I should add by way of conclusion that my own subjective-existential sense of this process began with a feeling like I’d imported a bureaucratic/office affect — the trumping of capitalism over art in the very space devoted to critique. This is due in part to the supposed growth/institutionalization of the ARC’s (what I, in 1996, called the “ruins of the alternative gallery”) but also to the utopian collectivity of the Western Front Gallery — still very much present in the comings and goings of the place. Thus the most bitter pill to swallow is the realization that the gallery’s acquired casual business environment (although with all kinds of deviance never far from the surface), present-day manifestation of the 70s utopia, brings about in my own psyche a simulation of my office psychology of a decade ago. But if also, work has been done: then that simulated anxiety and historical context is most efficient after all! Adorno’s administered world is never very far away, is it?

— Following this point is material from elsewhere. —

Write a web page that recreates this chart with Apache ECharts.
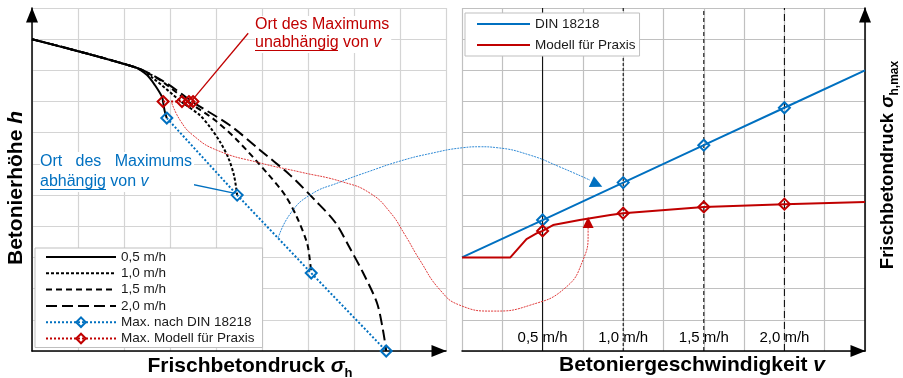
<!DOCTYPE html>
<html>
<head>
<meta charset="utf-8">
<title>Frischbetondruck</title>
<script src="https://cdn.jsdelivr.net/npm/echarts@6/dist/echarts.min.js"></script>
<style>
  html, body { margin: 0; padding: 0; background: #fff; }
  #chart { width: 903px; height: 378px; }
</style>
</head>
<body>
<div id="chart"></div>
<script>
// left panel, values in grid units (x = pressure, y = height)
var curveNames = ['0,5 m/h', '1,0 m/h', '1,5 m/h', '2,0 m/h'];
var curve05 = [[0, 10], [2.24, 9.10], [2.5, 8.85], [2.67, 8.53], [2.83, 8.14], [2.85, 7.98], [2.89, 7.66], [2.93, 7.47]];
var curve10 = [[0, 10], [2.24, 9.10], [2.63, 8.75], [3.26, 7.98], [3.65, 7.56], [3.87, 7.18], [4.09, 6.70], [4.26, 6.22], [4.39, 5.64], [4.46, 5.0]];
var curve15 = [[0, 10], [2.24, 9.10], [2.78, 8.69], [3.41, 7.98], [3.98, 7.40], [4.46, 6.76], [5.11, 5.71], [5.5, 5.0], [5.76, 4.29], [5.98, 3.46], [6.04, 2.92], [6.07, 2.5]];
var curve20 = [[0, 10], [2.24, 9.10], [2.89, 8.62], [3.5, 7.98], [4.30, 7.24], [4.96, 6.44], [5.61, 5.64], [6.15, 4.84], [6.59, 4.13], [6.91, 3.30], [7.2, 2.5], [7.5, 1.54], [7.63, 0.67], [7.7, 0]];
var dinMaxLeft = [[2.93, 7.47], [4.46, 5.0], [6.07, 2.5], [7.7, 0]];
var modMaxLeft = [[2.85, 8.0], [3.26, 8.0], [3.41, 8.0], [3.5, 8.0]];

// right panel, v in m/h, sigma in grid units
var speedTicks = [0.5, 1.0, 1.5, 2.0];
var speedLabels = ['0,5 m/h', '1,0 m/h', '1,5 m/h', '2,0 m/h'];
var dinV = [0, 0.5, 1.0, 1.5, 2.0, 2.5];
var dinSigma = [3.0, 4.2, 5.4, 6.6, 7.8, 9.0];
var modV = [0, 0.3, 0.4, 0.465, 0.5, 0.565, 0.73, 0.92, 1.0, 1.5, 2.0, 2.5];
var modSigma = [3.0, 3.0, 3.59, 3.78, 3.85, 4.04, 4.2, 4.36, 4.42, 4.62, 4.71, 4.78];

// connectors across both panels (overlay grid, left-panel units)
var blueConn = [[5.35, 3.62], [5.61, 4.39], [6.04, 5.0], [6.70, 5.42], [7.35, 5.77], [8.0, 6.09], [8.65, 6.33], [9.37, 6.52], [9.74, 6.55], [10.11, 6.52], [10.83, 6.28], [11.48, 5.90], [12.13, 5.48]];
var redConn = [[3.04, 7.95], [3.22, 7.40], [3.5, 6.92], [4.02, 6.44], [4.96, 6.03], [5.83, 5.74], [6.76, 5.42], [7.35, 5.06], [7.78, 4.46], [8.11, 3.72], [8.43, 2.92], [8.87, 1.96], [9.30, 1.47], [10.02, 1.28], [10.83, 1.47], [11.59, 2.02], [11.98, 2.92], [12.09, 3.78], [12.09, 4.0]];
var blueArrow = [12.28, 5.35];
var redArrow = [12.09, 4.12];
var redLeader = [[4.70, 10.19], [3.48, 8.04]];
var blueLeader = [[2.85, 5.54], [4.39, 5.06]];

var blue = '#0070C0';
var red = '#C00000';
var font = 'Liberation Sans';
var dashTypes = ['solid', [3, 2], [6, 4], [11, 5]];
var vlineTypes = ['solid', [3, 2], [4, 3], [7, 4]];

function pairs(xs, ys) {
  return xs.map(function (x, i) { return [x, ys[i]]; });
}
function pick(xs, ys) {
  var out = [];
  xs.forEach(function (x, i) { if (speedTicks.indexOf(x) >= 0) out.push([x, ys[i]]); });
  return out;
}

var chart = echarts.init(document.getElementById('chart'));

var axisLineStyle = { color: '#000', width: 1.5 };
var arrow = { symbol: ['none', 'triangle'], symbolSize: [12, 15], symbolOffset: [0, -7] };

var series = [];
[curve05, curve10, curve15, curve20].forEach(function (c, i) {
  series.push({
    name: curveNames[i], type: 'line', xAxisIndex: 0, yAxisIndex: 0,
    data: c, smooth: 0.3, symbol: 'none', z: 3,
    lineStyle: { color: '#000', width: 2, type: dashTypes[i] },
    itemStyle: { color: '#000' }
  });
});
series.push({
  name: 'Max. nach DIN 18218', type: 'line', xAxisIndex: 0, yAxisIndex: 0,
  data: dinMaxLeft, symbol: 'diamond', symbolSize: 11, z: 4,
  lineStyle: { color: blue, width: 2, type: 'dotted' },
  itemStyle: { color: 'rgba(0,0,0,0)', borderColor: blue, borderWidth: 2 }
});
series.push({
  name: 'Max. Modell für Praxis', type: 'line', xAxisIndex: 0, yAxisIndex: 0,
  data: modMaxLeft, symbol: 'diamond', symbolSize: 11, z: 4,
  lineStyle: { color: red, width: 2, type: 'dotted' },
  itemStyle: { color: 'rgba(0,0,0,0)', borderColor: red, borderWidth: 2 }
});

// right panel
speedTicks.forEach(function (v, i) {
  series.push({
    type: 'line', xAxisIndex: 1, yAxisIndex: 1, silent: true,
    data: [[v, 0], [v, 11]], symbol: 'none', z: 2,
    lineStyle: { color: '#000', width: 1, type: vlineTypes[i] }
  });
});
series.push({
  type: 'scatter', xAxisIndex: 1, yAxisIndex: 1, silent: true, z: 3,
  data: speedTicks.map(function (v, i) { return { value: [v, 0.42], name: speedLabels[i] }; }),
  symbolSize: 1, itemStyle: { color: 'rgba(0,0,0,0)', opacity: 1 },
  label: { show: true, position: 'inside', formatter: '{b}', fontFamily: font, fontSize: 15,
    color: '#000', opacity: 1, textBorderWidth: 0 }
});
series.push({
  name: 'DIN 18218', type: 'line', xAxisIndex: 1, yAxisIndex: 1,
  data: pairs(dinV, dinSigma), showSymbol: false, z: 4,
  lineStyle: { color: blue, width: 2 }, itemStyle: { color: blue }
});
series.push({
  name: 'Modell für Praxis', type: 'line', xAxisIndex: 1, yAxisIndex: 1,
  data: pairs(modV, modSigma), showSymbol: false, z: 4,
  lineStyle: { color: red, width: 2 }, itemStyle: { color: red }
});
series.push({
  type: 'scatter', xAxisIndex: 1, yAxisIndex: 1, z: 5, silent: true,
  data: pick(dinV, dinSigma), symbol: 'diamond', symbolSize: 11,
  itemStyle: { color: 'rgba(0,0,0,0)', borderColor: blue, borderWidth: 2, opacity: 1 }
});
series.push({
  type: 'scatter', xAxisIndex: 1, yAxisIndex: 1, z: 5, silent: true,
  data: pick(modV, modSigma), symbol: 'diamond', symbolSize: 11,
  itemStyle: { color: 'rgba(0,0,0,0)', borderColor: red, borderWidth: 2, opacity: 1 }
});

// overlay: connectors, arrows, leaders
series.push({
  type: 'line', xAxisIndex: 2, yAxisIndex: 2, silent: true, z: 6,
  data: blueConn, smooth: 0.5, symbol: 'none',
  lineStyle: { color: '#2f8ad6', width: 1, type: [2, 1] }
});
series.push({
  type: 'line', xAxisIndex: 2, yAxisIndex: 2, silent: true, z: 6,
  data: redConn, smooth: 0.5, symbol: 'none',
  lineStyle: { color: '#e03a3a', width: 1, type: [2, 1] }
});
series.push({
  type: 'scatter', xAxisIndex: 2, yAxisIndex: 2, silent: true, z: 7,
  data: [blueArrow], symbol: 'triangle', symbolSize: [12, 12], symbolRotate: -115,
  itemStyle: { color: blue, opacity: 1 }
});
series.push({
  type: 'scatter', xAxisIndex: 2, yAxisIndex: 2, silent: true, z: 7,
  data: [redArrow], symbol: 'triangle', symbolSize: [11, 11],
  itemStyle: { color: red, opacity: 1 }
});
series.push({
  type: 'line', xAxisIndex: 2, yAxisIndex: 2, silent: true, z: 7,
  data: redLeader, symbol: 'none', lineStyle: { color: red, width: 1.3 }
});
series.push({
  type: 'line', xAxisIndex: 2, yAxisIndex: 2, silent: true, z: 7,
  data: blueLeader, symbol: 'none', lineStyle: { color: blue, width: 1.3 }
});

function titleText(x, y, text, size, rot, subSize) {
  return {
    type: 'text', x: x, y: y, rotation: rot || 0, z: 10,
    style: {
      text: text, align: 'center', verticalAlign: 'middle',
      fontFamily: font, fontWeight: 'bold', fontSize: size, fill: '#000',
      rich: {
        t: { fontFamily: font, fontWeight: 'bold', fontSize: size, lineHeight: size + 6 },
        i: { fontFamily: font, fontWeight: 'bold', fontStyle: 'italic', fontSize: size, lineHeight: size + 6 },
        s: { fontFamily: font, fontWeight: 'bold', fontSize: subSize, lineHeight: subSize, verticalAlign: 'bottom' }
      }
    }
  };
}

var hideSymbol = { opacity: 0 };

var option = {
  animation: false,
  backgroundColor: '#fff',
  grid: [
    { left: 32, top: 8, width: 414, height: 343 },
    { left: 462, top: 8, width: 403, height: 343 },
    { left: 32, top: 8, width: 833, height: 343 }
  ],
  xAxis: [
    { gridIndex: 0, type: 'value', min: 0, max: 9, interval: 1,
      axisLine: Object.assign({ show: true, onZero: false, lineStyle: axisLineStyle }, arrow),
      axisTick: { show: false }, axisLabel: { show: false },
      splitLine: { show: true, lineStyle: { color: '#d4d4d4', width: 1.2 } } },
    { gridIndex: 1, type: 'value', min: 0, max: 2.5, interval: 0.25,
      axisLine: Object.assign({ show: true, onZero: false, lineStyle: axisLineStyle }, arrow),
      axisTick: { show: false }, axisLabel: { show: false },
      splitLine: { show: true, lineStyle: { color: '#c0c0c0', width: 1.2 } } },
    { gridIndex: 2, type: 'value', min: 0, max: 18.11, show: false }
  ],
  yAxis: [
    { gridIndex: 0, type: 'value', min: 0, max: 11, interval: 1,
      axisLine: Object.assign({ show: true, onZero: false, lineStyle: axisLineStyle }, arrow),
      axisTick: { show: false }, axisLabel: { show: false },
      splitLine: { show: true, lineStyle: { color: '#d4d4d4', width: 1.2 } } },
    { gridIndex: 1, type: 'value', position: 'right', min: 0, max: 11, interval: 1,
      axisLine: Object.assign({ show: true, onZero: false, lineStyle: axisLineStyle }, arrow),
      axisTick: { show: false }, axisLabel: { show: false },
      splitLine: { show: true, lineStyle: { color: '#c0c0c0', width: 1.2 } } },
    { gridIndex: 2, type: 'value', min: 0, max: 11, show: false }
  ],
  legend: [
    { data: curveNames.map(function (n) { return { name: n, itemStyle: hideSymbol }; })
        .concat(['Max. nach DIN 18218', 'Max. Modell für Praxis']),
      orient: 'vertical', left: 35, top: 248, selectedMode: false,
      itemWidth: 70, itemHeight: 12, itemGap: 2.3, padding: [2, 8, 2, 10],
      backgroundColor: '#fff', borderColor: '#bfbfbf', borderWidth: 1,
      textStyle: { fontFamily: font, fontSize: 13.5, lineHeight: 13, color: '#1a1a1a' } },
    { data: [{ name: 'DIN 18218', icon: 'rect' }, { name: 'Modell für Praxis', icon: 'rect' }],
      orient: 'vertical', left: 465, top: 13, selectedMode: false,
      itemWidth: 53, itemHeight: 2, itemGap: 7, padding: [4, 4, 4, 12],
      backgroundColor: '#fff', borderColor: '#bfbfbf', borderWidth: 1,
      textStyle: { fontFamily: font, fontSize: 13.5, lineHeight: 13, color: '#1a1a1a' } }
  ],
  graphic: [
    titleText(250, 366, '{t|Frischbetondruck }{i|σ}{s|h}', 21, 0, 13),
    titleText(692, 365, '{t|Betoniergeschwindigkeit }{i|v}', 21, 0, 13),
    titleText(16, 188, '{t|Betonierhöhe }{i|h}', 21, Math.PI / 2, 13),
    titleText(888, 165, '{t|Frischbetondruck }{i|σ}{s|h,max}', 18.5, Math.PI / 2, 12),
    { type: 'text', x: 255, y: 16, z: 9,
      style: { text: 'Ort des Maximums\nunabhängig von {i|v}', fontFamily: font, fontSize: 16, lineHeight: 18,
        fill: red, backgroundColor: '#fff', padding: [0, 2, 1, 0],
        rich: { i: { fontFamily: font, fontSize: 16, fontStyle: 'italic', lineHeight: 18, fill: red } } } },
    { type: 'line', z: 10, shape: { x1: 255, y1: 50.5, x2: 338, y2: 50.5 }, style: { stroke: red, lineWidth: 1.2 } },
    { type: 'text', x: 40, y: 152, z: 9,
      style: { text: 'Ort   des   Maximums\nabhängig von {i|v}', fontFamily: font, fontSize: 16, lineHeight: 20,
        fill: blue, backgroundColor: '#fff', padding: [0, 2, 0, 0],
        rich: { i: { fontFamily: font, fontSize: 16, fontStyle: 'italic', lineHeight: 20, fill: blue } } } },
    { type: 'line', z: 10, shape: { x1: 40, y1: 189.5, x2: 106, y2: 189.5 }, style: { stroke: blue, lineWidth: 1.2 } }
  ],
  series: series
};

chart.setOption(option);
</script>
</body>
</html>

This essay was first printed as poster project curated by Tim Lee for a series of artist’s posters developed by Jonathan Middleton at the Western Front, Vancouver


  1. 1. “Adultry”, in Critical Inquiry 24:2 (Winter 1998), pp. 289-327.
  2. 2. Vancouver: MacLeod Books, 1975
  3. 3. See also James Rinehart’s The Tyranny of Work: Alienation and the Labour Process, 2nd Ed., Toronto: Harcourt, 1987, for the argument that an overeducated workforce often has jobs with the aura of professionalism but little of the autonomy (p. 78).


Buchloh, Benjmain H.D. “Conceptual Art 1962-1969: From the Aesthetic of Administration to the Critique of Institutions”. October 55. Winter 1990. 105-143.

Dikeakos, Christos. 1988. “Ian Wallace: Selected Works 1970-1987.” In Ian Wallace: Selected Works 1970-1987. Vancouver: Vancouver Art Gallery. 6-19.

Wallace, Ian. Interview with author. June 13, 2003, Vancouver.